At the interval level of measurement, the differences (intervals) between pairs of adjacent values are the same. For example, the difference in temperature between 20°C and 21°C is the same as that between 35°C and 36°C.The intervals marked by the degrees are evenly spaced or equidistant. But there is not an absolute zero point, so we cannot say that 40°C is twice as hot as 20°C. A good example, of this type of measurement in psychology is IQ. Someone with an IQ of 200 is not twice as smart as someone with an IQ of 100, and there’s also no such thing as an IQ of zero.
Finally, there is the ratio level. The ratio level is similar to the interval level, but with ratio data there is a meaningful 0 point. Some examples of the ratio level of measurement that you might encounter in psychology are: Reaction time, number of correct responses, score on an exam, and income.
Variable/Data Types
When using quantitative methods, we represent variables with a numerical value, but we can have different types depending on the type of data it represents. Continuous variables can contain any numerical value within a certain range.
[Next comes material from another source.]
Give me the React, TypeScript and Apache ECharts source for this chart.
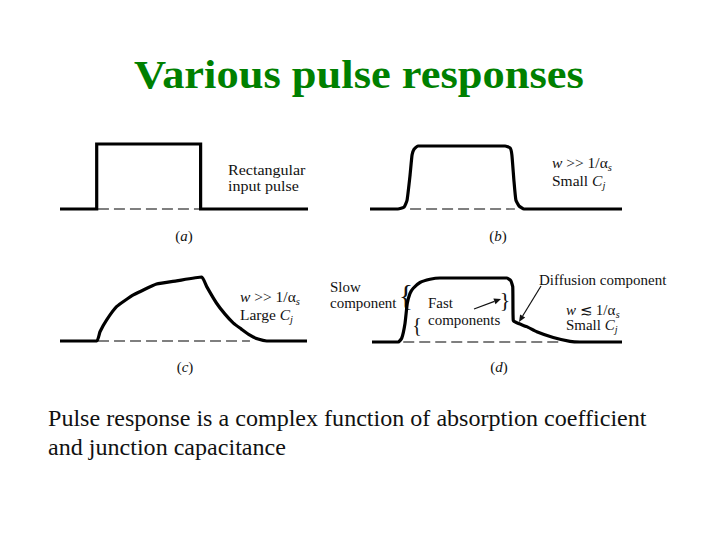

Some examples might include time, height, and weight.
Discrete variables can only contain some values: For example, the number of children. Hypothetically you can have any number of children, but it has to be a whole number. There’s no such thing as 2.4 children.
Finally, binary variables can only take one of two possible values. They are a special case of discrete variables. Examples of this are Yes or No responses, Heads or Tails, and Pass or Fail scores.